Enzo connaît tout le monde, laisse chacune intervenir comme elle l’entend sur son œuvre en construction et renvoie ainsi sa carte blanche à l’ensemble de la manufacture. «Il est le premier à toucher au crin et l’un des rares à donner autant de liberté à tous, artisans comme femme de ménage, raconte Gaël Charbau, commissaire du programme des Résidences depuis 2012. Son travail est aussi philosophique et profondément humaniste.» De quoi bien s’entendre avec l’esprit qui anime ce programme artistique.

Une grâce poétique

Avec Enzo Mianes, tout s’organise en acceptant ce qui vient. Ou plutôt, en suivant le conseil d’Épictète, dont il a fait sa maxime : «Ne demande pas aux choses que ce qui t’arrive t’arrive comme tu veux. Mais veille à ce que les choses arrivent comme elles arrivent, et tu seras heureux.» L’artiste est plutôt heureux. Et la devise du philosophe stoïcien lui réussit. Repéré à 21 ans par la galerie Mor Charpentier, alors qu’il est encore étudiant aux Beaux-Arts de Paris, l’artiste (diplômé avec félicitations en 2015) grandit avec ses galeristes et cumule les expositions en France, comme à l’étranger. La musique, qu’il pratique aussi avec un talent certain, le met sur la route d’un amateur, le plasticien Michel Blazy, rencontré par hasard – ou selon les vertus du destin stoïcien -, avant qu’une reconnaissance mutuelle ne scelle leur amitié.

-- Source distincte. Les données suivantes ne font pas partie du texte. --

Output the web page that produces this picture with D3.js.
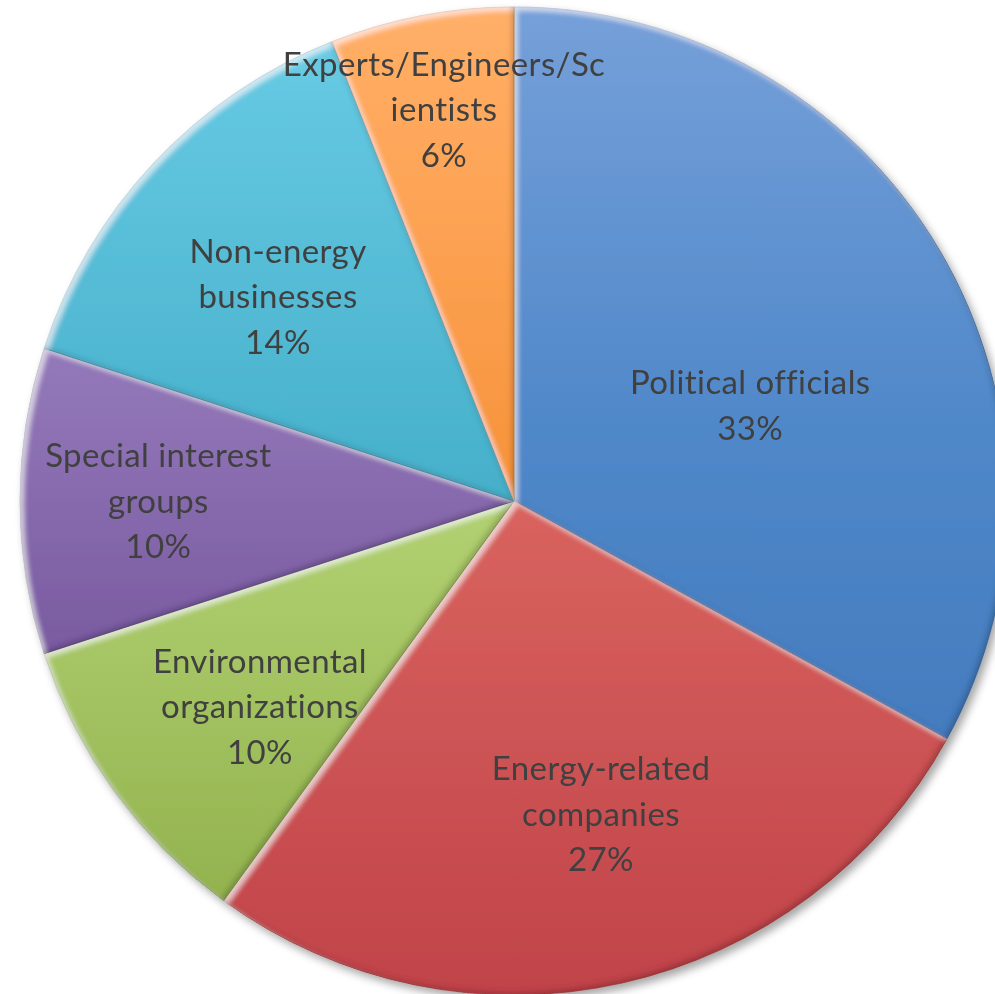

Le nouvel ami devient le parrain confiant de cette résidence, déclinée presque en jeu de miroirs : Enzo Mianes vise à redonner la parole à des objets perdus, et Michel Blazy, à insuffler une vie naturelle dans des environnements qui en sont dépourvus. Une grâce poétique les réunit. «Finalement, j’archive un peu tout ce qui va disparaître», précise le jeune artiste. Il a exposé, entre autres, Les Vœux volés (2015), soit les milliers de clés des cadenas du pont des Arts jetées dans la Seine, et Vitrail d’arbre (2016), où des résines colorées transforment les grilles métalliques qui encerclent les arbres des villes. Pour La Portée du geste, l’installation née de sa résidence autour du crin de cheval, matériau inusité, sensible à l’humidité ambiante et non périssable, l’énergumène de 32 ans a prévu 32 bestioles sur tiges, autour de 32 objets récupérés dans une maison en ruine.

Enzo Mianes a aussi inscrit une partition musicale en filigrane, tissée en crin, sur une mécanique de tissage Jacquard classée monument historique à Challes. «Quelle chance de pouvoir utiliser de tels outils !», reconnaît le plasticien. La fréquence sonore de chaque objet a également déterminé la hauteur de leur cage métallique. «Le projet est complexe, mais la légèreté surgit à la fin, reprend-il, serein. Je suis engagé dans le désengagement. Il faut s’en ficher un peu, garder sa légèreté et son émerveillement.» Et même son âme d’enfant, celle qui lui fait porter régulièrement le gilet de son grand-père ou fondre 333 euros d’or pour les cacher dans un recoin des Beaux-Arts, un trésor intact depuis 2015. Il vient de passer encore un temps en résidence, à Clermont-Ferrand, à préparer un duo-show avec Michel Blazy, On Loop (jusqu’au 15 juillet 2021, à la galerie In extenso, à Clermont-Ferrand). «Une suite logique», conclut l’artiste sans frontières.

L’art et la matière

Depuis 2010, la Fondation d’entreprise Hermès invite des plasticiens à explorer les gestes et savoir-faire d’exception de la maison au sein de ses manufactures. Au programme : carte blanche, production inédite à partir de matériaux singuliers en interaction avec les artisans. Bref, un accueil sur mesure dans des ateliers exceptionnels pour un dialogue atypique. Près d’une trentaine d’artistes ont eu cette chance, et l’on peut retrouver ces panels dans la collection des Cahiers de Résidence, coéditée par Actes Sud et la Fondation d’entreprise Hermès. L’occasion aussi de découvrir les entretiens entre Gaël Charbau, commissaire du programme, Enzo Mianes et son parrain, Michel Blazy. Des expositions sur les œuvres des Résidences ont déjà eu lieu, et une rétrospective s’annonce en Asie et l’année prochaine à Paris.